The omicron variant was first discovered around Thanksgiving and quickly spread around the globe, becoming the dominant variant in the U.S. before Christmas. That has led to the biggest surge in infections since the start of the pandemic two years ago. According to the New York Times, 7.9 million Americans have been confirmed with COVID-19 in the past 14 days.

While that has not been met with the sort of restrictions that were put in place in March 2020, the presence of so many sick people has been disruptive. And it’s clearly hurting sales. According to Placer.ai, restaurant visits declined 10.5% the week of Dec. 20 compared with the same period in 2019—the worst in three months, and a 13% slowdown from the week before.

That decline exceeded “the high single-digit declines in visits that the industry experienced amid concerns about the delta variant in September.”

Carrols Restaurant Group, the 1,000-unit Burger King franchisee, on Monday blamed the rise in infections for a slowdown in restaurant sales the last two weeks of December.

Mike Whatley, VP of state affairs and grassroots advocacy for the National Restaurant Association, told Joe Kefauver and Franklin Coley during this week’s "Working Lunch" podcast that the holidays were tough. “Omicron has really had an impact on the industry, especially during the holiday season,” he said.

He noted that the association heard that up to 40% of New Year’s Eve reservations were canceled at the last minute.

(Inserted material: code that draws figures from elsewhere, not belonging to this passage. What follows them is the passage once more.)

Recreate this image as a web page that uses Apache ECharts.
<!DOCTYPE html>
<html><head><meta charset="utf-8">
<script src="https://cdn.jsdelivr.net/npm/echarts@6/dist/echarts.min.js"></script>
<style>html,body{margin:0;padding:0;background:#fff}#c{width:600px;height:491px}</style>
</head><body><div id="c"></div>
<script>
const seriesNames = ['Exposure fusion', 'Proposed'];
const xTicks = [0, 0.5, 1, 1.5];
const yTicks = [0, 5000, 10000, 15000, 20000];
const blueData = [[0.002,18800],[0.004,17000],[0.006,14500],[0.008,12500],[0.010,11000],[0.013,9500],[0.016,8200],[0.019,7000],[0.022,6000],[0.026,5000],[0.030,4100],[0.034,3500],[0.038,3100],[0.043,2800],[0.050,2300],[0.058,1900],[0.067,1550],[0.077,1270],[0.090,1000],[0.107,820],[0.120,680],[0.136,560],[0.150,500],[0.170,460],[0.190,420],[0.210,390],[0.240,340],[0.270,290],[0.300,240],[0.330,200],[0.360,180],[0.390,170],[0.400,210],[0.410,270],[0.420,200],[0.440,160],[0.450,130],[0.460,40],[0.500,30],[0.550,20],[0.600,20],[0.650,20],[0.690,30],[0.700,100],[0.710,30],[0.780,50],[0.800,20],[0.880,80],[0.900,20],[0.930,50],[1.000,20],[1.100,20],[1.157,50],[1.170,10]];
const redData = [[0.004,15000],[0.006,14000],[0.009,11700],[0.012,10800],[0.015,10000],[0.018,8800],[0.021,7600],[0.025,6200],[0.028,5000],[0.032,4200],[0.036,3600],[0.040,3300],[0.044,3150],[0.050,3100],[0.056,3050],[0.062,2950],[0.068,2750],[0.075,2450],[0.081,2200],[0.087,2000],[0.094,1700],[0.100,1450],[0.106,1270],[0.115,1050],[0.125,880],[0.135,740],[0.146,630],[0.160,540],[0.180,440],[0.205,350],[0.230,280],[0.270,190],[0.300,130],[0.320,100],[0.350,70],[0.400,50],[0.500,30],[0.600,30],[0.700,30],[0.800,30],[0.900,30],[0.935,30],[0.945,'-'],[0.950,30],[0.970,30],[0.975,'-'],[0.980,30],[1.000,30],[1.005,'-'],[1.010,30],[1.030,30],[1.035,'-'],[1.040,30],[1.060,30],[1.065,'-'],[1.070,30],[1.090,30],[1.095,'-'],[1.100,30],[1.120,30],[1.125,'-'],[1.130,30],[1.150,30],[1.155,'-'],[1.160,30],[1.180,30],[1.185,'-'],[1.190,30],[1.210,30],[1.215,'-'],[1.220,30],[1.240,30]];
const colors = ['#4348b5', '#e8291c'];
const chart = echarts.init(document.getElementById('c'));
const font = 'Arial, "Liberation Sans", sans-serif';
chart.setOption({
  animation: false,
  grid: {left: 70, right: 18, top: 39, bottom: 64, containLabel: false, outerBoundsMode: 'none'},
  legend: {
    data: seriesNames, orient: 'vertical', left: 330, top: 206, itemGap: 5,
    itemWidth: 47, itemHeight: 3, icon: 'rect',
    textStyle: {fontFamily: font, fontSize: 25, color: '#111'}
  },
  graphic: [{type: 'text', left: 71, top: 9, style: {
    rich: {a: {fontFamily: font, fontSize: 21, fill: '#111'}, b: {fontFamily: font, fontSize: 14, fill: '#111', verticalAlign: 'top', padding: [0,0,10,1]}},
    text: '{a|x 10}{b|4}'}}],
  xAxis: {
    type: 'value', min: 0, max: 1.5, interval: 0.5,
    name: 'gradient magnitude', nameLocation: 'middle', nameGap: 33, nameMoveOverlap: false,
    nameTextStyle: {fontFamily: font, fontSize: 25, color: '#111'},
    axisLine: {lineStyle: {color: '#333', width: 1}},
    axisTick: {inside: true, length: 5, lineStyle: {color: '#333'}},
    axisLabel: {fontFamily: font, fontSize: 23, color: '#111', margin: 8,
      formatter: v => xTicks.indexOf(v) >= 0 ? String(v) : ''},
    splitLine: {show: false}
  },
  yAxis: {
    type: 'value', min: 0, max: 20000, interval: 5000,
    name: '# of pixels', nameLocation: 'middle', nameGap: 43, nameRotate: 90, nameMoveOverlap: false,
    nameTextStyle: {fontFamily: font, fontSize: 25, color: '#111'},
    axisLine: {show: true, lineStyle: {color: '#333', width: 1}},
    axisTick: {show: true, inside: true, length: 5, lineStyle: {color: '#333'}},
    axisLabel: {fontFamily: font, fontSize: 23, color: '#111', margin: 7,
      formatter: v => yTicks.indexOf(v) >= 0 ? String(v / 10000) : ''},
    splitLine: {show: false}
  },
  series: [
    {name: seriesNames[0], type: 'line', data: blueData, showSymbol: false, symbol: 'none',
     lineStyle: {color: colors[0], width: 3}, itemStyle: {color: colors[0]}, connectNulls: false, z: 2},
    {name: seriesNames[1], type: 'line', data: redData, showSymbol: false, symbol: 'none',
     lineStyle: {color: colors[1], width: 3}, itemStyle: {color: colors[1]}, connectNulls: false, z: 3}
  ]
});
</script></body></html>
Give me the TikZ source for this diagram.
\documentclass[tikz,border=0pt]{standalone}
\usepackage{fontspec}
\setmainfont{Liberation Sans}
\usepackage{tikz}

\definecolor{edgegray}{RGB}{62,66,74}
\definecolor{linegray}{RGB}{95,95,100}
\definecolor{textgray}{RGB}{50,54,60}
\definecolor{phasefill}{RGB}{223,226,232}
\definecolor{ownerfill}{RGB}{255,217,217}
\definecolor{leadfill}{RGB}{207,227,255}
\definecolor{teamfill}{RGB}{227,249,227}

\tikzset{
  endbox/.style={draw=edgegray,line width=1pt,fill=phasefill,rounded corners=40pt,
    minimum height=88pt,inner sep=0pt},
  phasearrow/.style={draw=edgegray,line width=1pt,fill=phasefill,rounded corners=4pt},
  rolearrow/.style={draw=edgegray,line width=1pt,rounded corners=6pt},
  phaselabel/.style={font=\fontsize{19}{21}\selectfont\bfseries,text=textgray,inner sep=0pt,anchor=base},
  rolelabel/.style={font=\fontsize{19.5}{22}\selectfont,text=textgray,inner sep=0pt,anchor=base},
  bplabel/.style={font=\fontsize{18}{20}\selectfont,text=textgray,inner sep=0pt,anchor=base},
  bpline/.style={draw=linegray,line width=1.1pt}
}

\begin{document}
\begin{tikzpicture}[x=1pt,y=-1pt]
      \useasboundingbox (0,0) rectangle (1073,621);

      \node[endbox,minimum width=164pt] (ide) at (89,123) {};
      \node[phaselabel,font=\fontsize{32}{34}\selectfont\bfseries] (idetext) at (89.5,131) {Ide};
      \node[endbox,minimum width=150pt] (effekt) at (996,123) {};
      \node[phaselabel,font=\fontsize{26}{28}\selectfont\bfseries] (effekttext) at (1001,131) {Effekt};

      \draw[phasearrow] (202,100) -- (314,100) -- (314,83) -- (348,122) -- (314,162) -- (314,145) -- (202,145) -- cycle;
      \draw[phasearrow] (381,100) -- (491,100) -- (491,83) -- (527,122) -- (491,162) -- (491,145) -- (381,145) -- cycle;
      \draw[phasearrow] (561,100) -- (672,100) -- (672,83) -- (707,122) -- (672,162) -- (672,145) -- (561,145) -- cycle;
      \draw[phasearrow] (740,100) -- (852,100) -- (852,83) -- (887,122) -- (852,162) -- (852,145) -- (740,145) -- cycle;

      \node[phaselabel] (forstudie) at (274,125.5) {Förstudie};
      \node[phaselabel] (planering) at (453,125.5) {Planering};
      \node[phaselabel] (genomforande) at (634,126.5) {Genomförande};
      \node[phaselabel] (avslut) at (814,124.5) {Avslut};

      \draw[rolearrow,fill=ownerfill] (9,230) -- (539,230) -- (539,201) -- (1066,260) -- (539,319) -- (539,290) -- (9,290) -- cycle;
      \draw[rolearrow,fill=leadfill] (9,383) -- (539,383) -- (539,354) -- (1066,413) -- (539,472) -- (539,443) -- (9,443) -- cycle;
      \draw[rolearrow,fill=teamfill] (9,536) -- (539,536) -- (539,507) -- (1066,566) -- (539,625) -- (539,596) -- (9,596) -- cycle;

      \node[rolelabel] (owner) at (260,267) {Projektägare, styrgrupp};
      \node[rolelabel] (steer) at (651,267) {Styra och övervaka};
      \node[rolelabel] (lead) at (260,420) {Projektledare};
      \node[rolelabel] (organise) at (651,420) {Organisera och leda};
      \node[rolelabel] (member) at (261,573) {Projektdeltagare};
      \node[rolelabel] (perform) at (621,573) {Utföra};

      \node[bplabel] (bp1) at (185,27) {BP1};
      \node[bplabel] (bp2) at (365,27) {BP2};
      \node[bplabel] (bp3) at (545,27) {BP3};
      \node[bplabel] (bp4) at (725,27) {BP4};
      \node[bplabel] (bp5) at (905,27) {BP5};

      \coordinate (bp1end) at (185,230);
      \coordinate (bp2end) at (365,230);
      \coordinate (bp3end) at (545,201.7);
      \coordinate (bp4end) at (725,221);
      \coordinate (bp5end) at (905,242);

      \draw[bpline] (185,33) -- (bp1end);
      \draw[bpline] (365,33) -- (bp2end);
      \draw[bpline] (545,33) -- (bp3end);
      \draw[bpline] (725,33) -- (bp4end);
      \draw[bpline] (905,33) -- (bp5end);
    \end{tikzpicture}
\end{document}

The association is the majority owner of Restaurant Business parent company, Winsight.

Michael Osanloo, CEO of the newly public hot dog and Italian beef chain Portillo’s, told analysts that he worked in one of his company’s restaurants on Christmas Eve, typically one of the chain’s busiest days. Yet he noticed there was a “little bit of a slowdown” that day as customers canceled large holiday gatherings because of the latest COVID surge.

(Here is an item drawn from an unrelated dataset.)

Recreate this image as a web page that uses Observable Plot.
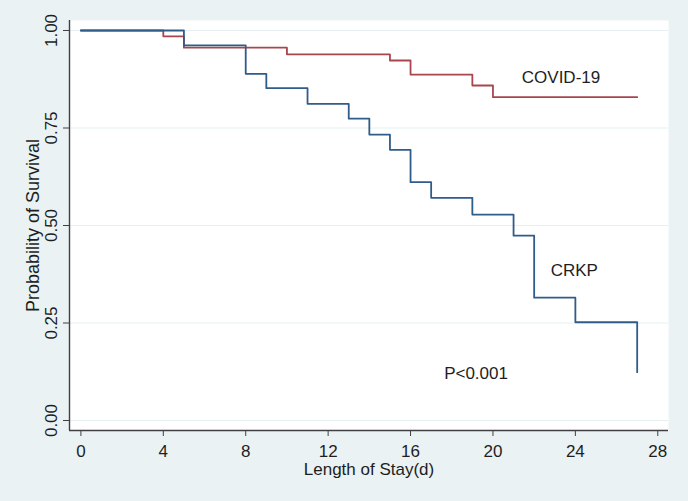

The 850-unit Checkers and Rally’s has also had challenges with the latest surge. Company executives said they had spot outages during the chain’s late-night hours and had “sporadic closings” of restaurants for a day or two.

“The biggest challenge has been on the supply chain side,” CFO Bob Baker said during the ICR Conference. “Some of our distributors are struggling with drivers. The availability of product has slowed.” Still, he said, the problem “hasn’t shown up in our sales results” yet.

Indeed, some operators said that the omicron surge has not created much of a sales problem and even suggested that it’s improving.

Mel Hope, CFO of First Watch Restaurant Group, said the company had some workers call out sick around the turn of the year. “But it’s fallen precipitously since then,” he said. “It seems to be correcting itself, but it raised the stress level for the restaurants.” Hope cited the shorter period of recommended isolation, to five days for vaccinated people without symptoms.

“The headline here is we’ve had no material impact from omicron,” CEO Chris Tomasso said.

Likewise, TGI Fridays President John Neitzel said the biggest problem his chain had was “some challenges, as people get sick.” Yet it hasn’t led to “material outages,” as managers had workers on call to fill in when needed.

It’s worth noting that, in some markets, omicron hit just after they were getting out of waves created by the previous iteration of COVID, the delta variant. Noodles & Company locations in the Midwest and Rocky Mountain regions saw significant disruption from that wave, forcing temporary store closures, CEO Dave Boennighausen said at ICR.

That impact came as “a little bit of a surprise,” he said. But, “as delta did start to wane, those markets came back extremely strongly.”

Boennighausen said the chain is using what it’s learned in those markets from delta as the latest omicron wave takes hold.

Portillo’s Osanloo, meanwhile, suggested that the omicron wave might have helped his chain, which generates a heavy percentage of its sales from the drive-thru. “We feel like we’ll be able to withstand whatever chicanery COVID throws at us,” he said.